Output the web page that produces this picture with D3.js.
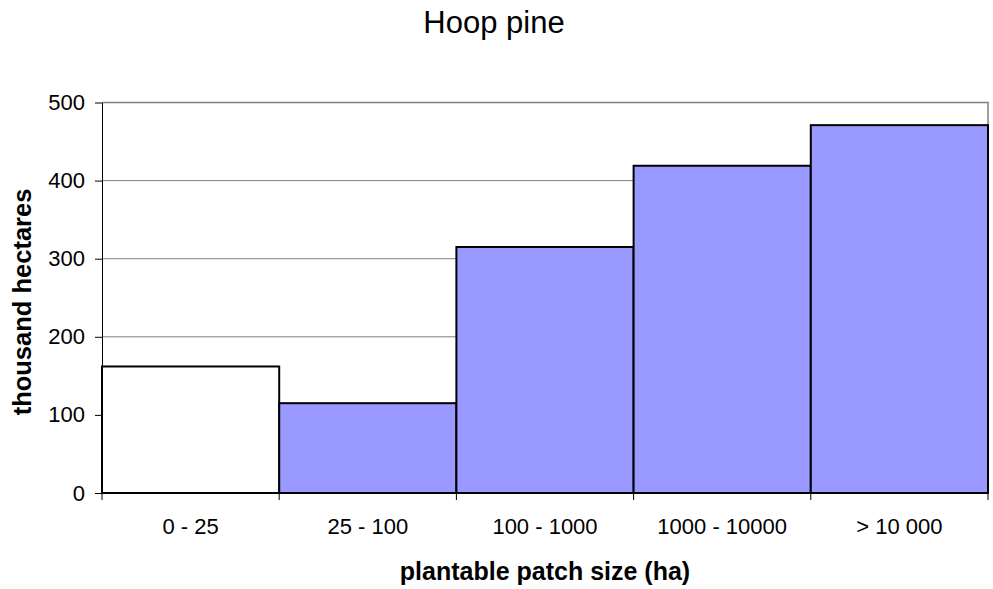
<!DOCTYPE html>
<html lang="en">
<head>
<meta charset="utf-8">
<title>Hoop pine</title>
<style>
   html,body { margin:0; padding:0; background:white; }
   svg { display:block; font-family:"Liberation Sans", Arial, sans-serif; }
</style>
<script src="https://d3js.org/d3.v7.min.js"></script>
</head>
<body>
<script>
// data
const categories = ['0 - 25','25 - 100','100 - 1000','1000 - 10000','> 10 000'];
const values = [162, 115, 315, 419, 471];
const fills = ['#ffffff','#9999ff','#9999ff','#9999ff','#9999ff'];
const yTicks = [0, 100, 200, 300, 400, 500];

const width = 993, height = 589;
const margin = {top:102.5, right:5, bottom:96, left:102};

const data = categories.map((c,i) => ({cat:c, val:values[i], fill:fills[i]}));

const x = d3.scaleBand()
   .domain(categories)
   .range([margin.left, width - margin.right])
   .padding(0);
const y = d3.scaleLinear()
   .domain([0, 500])
   .range([height - margin.bottom, margin.top]);

const svg = d3.select('body').append('svg')
   .attr('width', width)
   .attr('height', height)
   .attr('viewBox', [0, 0, width, height]);

// gridlines
svg.append('g')
   .attr('class','grid')
   .selectAll('line')
   .data(yTicks.filter(d => d > 0))
   .join('line')
   .attr('x1', margin.left)
   .attr('x2', width - margin.right)
   .attr('y1', d => y(d))
   .attr('y2', d => y(d))
   .attr('stroke', '#808080')
   .attr('stroke-width', 1);

// plot frame (top + right)
svg.append('path')
   .attr('d', `M${margin.left},${y(500)}H${width - margin.right}V${y(0)}`)
   .attr('fill','none')
   .attr('stroke','#808080')
   .attr('stroke-width', 1.5);

// bars
svg.append('g')
   .attr('class','bars')
   .selectAll('rect')
   .data(data)
   .join('rect')
   .attr('x', d => x(d.cat))
   .attr('y', d => y(d.val))
   .attr('width', x.bandwidth())
   .attr('height', d => y(0) - y(d.val))
   .attr('fill', d => d.fill)
   .attr('stroke', '#000')
   .attr('stroke-width', 2);

// y axis
const yAxis = svg.append('g')
   .attr('transform', `translate(${margin.left},0)`)
   .call(d3.axisLeft(y).tickValues(yTicks).tickSize(7).tickPadding(10).tickSizeOuter(0));
yAxis.select('.domain').attr('stroke','#000');
yAxis.selectAll('.tick line').attr('stroke','#000');
yAxis.selectAll('text')
   .attr('fill','#000')
   .style('font-size','22px')
   .style('font-family','"Liberation Sans", Arial, sans-serif');

// x axis: ticks on the band edges, labels in the band centres
const xAxis = svg.append('g')
   .attr('transform', `translate(0,${y(0)})`);
xAxis.append('line')
   .attr('x1', margin.left).attr('x2', width - margin.right)
   .attr('stroke','#000').attr('stroke-width',1);
xAxis.selectAll('line.edge')
   .data(categories.map(c => x(c)).concat([x(categories[categories.length-1]) + x.bandwidth()]))
   .join('line')
   .attr('class','edge')
   .attr('x1', d => d).attr('x2', d => d)
   .attr('y1', 0).attr('y2', 7)
   .attr('stroke','#000');
xAxis.selectAll('text')
   .data(categories)
   .join('text')
   .attr('x', d => x(d) + x.bandwidth()/2)
   .attr('y', 41)
   .attr('text-anchor','middle')
   .style('font-size','22px')
   .text(d => d);

// titles
svg.append('text')
   .attr('x', 494).attr('y', 33)
   .attr('text-anchor','middle')
   .style('font-size','31px')
   .text('Hoop pine');

svg.append('text')
   .attr('x', (margin.left + width - margin.right)/2).attr('y', 580)
   .attr('text-anchor','middle')
   .style('font-size','25px')
   .style('font-weight','bold')
   .text('plantable patch size (ha)');

svg.append('text')
   .attr('transform', `translate(31,302) rotate(-90)`)
   .attr('text-anchor','middle')
   .style('font-size','25.5px')
   .style('font-weight','bold')
   .text('thousand hectares');
</script>
</body>
</html>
════════
→ **CHALLENGE**:
Would you return the data exactly as written, without the pictures?

→ **WRITTEN ANSWER**:
Output the web page that produces this picture with D3.js.
<!DOCTYPE html>
<html lang="en">
<head>
<meta charset="utf-8">
<title>Hoop pine</title>
<style>
   html,body { margin:0; padding:0; background:white; }
   svg { display:block; font-family:"Liberation Sans", Arial, sans-serif; }
</style>
<script src="https://d3js.org/d3.v7.min.js"></script>
</head>
<body>
<script>
// data
const categories = ['0 - 25','25 - 100','100 - 1000','1000 - 10000','> 10 000'];
const values = [162, 115, 315, 419, 471];
const fills = ['#ffffff','#9999ff','#9999ff','#9999ff','#9999ff'];
const yTicks = [0, 100, 200, 300, 400, 500];

const width = 993, height = 589;
const margin = {top:102.5, right:5, bottom:96, left:102};

const data = categories.map((c,i) => ({cat:c, val:values[i], fill:fills[i]}));

const x = d3.scaleBand()
   .domain(categories)
   .range([margin.left, width - margin.right])
   .padding(0);
const y = d3.scaleLinear()
   .domain([0, 500])
   .range([height - margin.bottom, margin.top]);

const svg = d3.select('body').append('svg')
   .attr('width', width)
   .attr('height', height)
   .attr('viewBox', [0, 0, width, height]);

// gridlines
svg.append('g')
   .attr('class','grid')
   .selectAll('line')
   .data(yTicks.filter(d => d > 0))
   .join('line')
   .attr('x1', margin.left)
   .attr('x2', width - margin.right)
   .attr('y1', d => y(d))
   .attr('y2', d => y(d))
   .attr('stroke', '#808080')
   .attr('stroke-width', 1);

// plot frame (top + right)
svg.append('path')
   .attr('d', `M${margin.left},${y(500)}H${width - margin.right}V${y(0)}`)
   .attr('fill','none')
   .attr('stroke','#808080')
   .attr('stroke-width', 1.5);

// bars
svg.append('g')
   .attr('class','bars')
   .selectAll('rect')
   .data(data)
   .join('rect')
   .attr('x', d => x(d.cat))
   .attr('y', d => y(d.val))
   .attr('width', x.bandwidth())
   .attr('height', d => y(0) - y(d.val))
   .attr('fill', d => d.fill)
   .attr('stroke', '#000')
   .attr('stroke-width', 2);

// y axis
const yAxis = svg.append('g')
   .attr('transform', `translate(${margin.left},0)`)
   .call(d3.axisLeft(y).tickValues(yTicks).tickSize(7).tickPadding(10).tickSizeOuter(0));
yAxis.select('.domain').attr('stroke','#000');
yAxis.selectAll('.tick line').attr('stroke','#000');
yAxis.selectAll('text')
   .attr('fill','#000')
   .style('font-size','22px')
   .style('font-family','"Liberation Sans", Arial, sans-serif');

// x axis: ticks on the band edges, labels in the band centres
const xAxis = svg.append('g')
   .attr('transform', `translate(0,${y(0)})`);
xAxis.append('line')
   .attr('x1', margin.left).attr('x2', width - margin.right)
   .attr('stroke','#000').attr('stroke-width',1);
xAxis.selectAll('line.edge')
   .data(categories.map(c => x(c)).concat([x(categories[categories.length-1]) + x.bandwidth()]))
   .join('line')
   .attr('class','edge')
   .attr('x1', d => d).attr('x2', d => d)
   .attr('y1', 0).attr('y2', 7)
   .attr('stroke','#000');
xAxis.selectAll('text')
   .data(categories)
   .join('text')
   .attr('x', d => x(d) + x.bandwidth()/2)
   .attr('y', 41)
   .attr('text-anchor','middle')
   .style('font-size','22px')
   .text(d => d);

// titles
svg.append('text')
   .attr('x', 494).attr('y', 33)
   .attr('text-anchor','middle')
   .style('font-size','31px')
   .text('Hoop pine');

svg.append('text')
   .attr('x', (margin.left + width - margin.right)/2).attr('y', 580)
   .attr('text-anchor','middle')
   .style('font-size','25px')
   .style('font-weight','bold')
   .text('plantable patch size (ha)');

svg.append('text')
   .attr('transform', `translate(31,302) rotate(-90)`)
   .attr('text-anchor','middle')
   .style('font-size','25.5px')
   .style('font-weight','bold')
   .text('thousand hectares');
</script>
</body>
</html>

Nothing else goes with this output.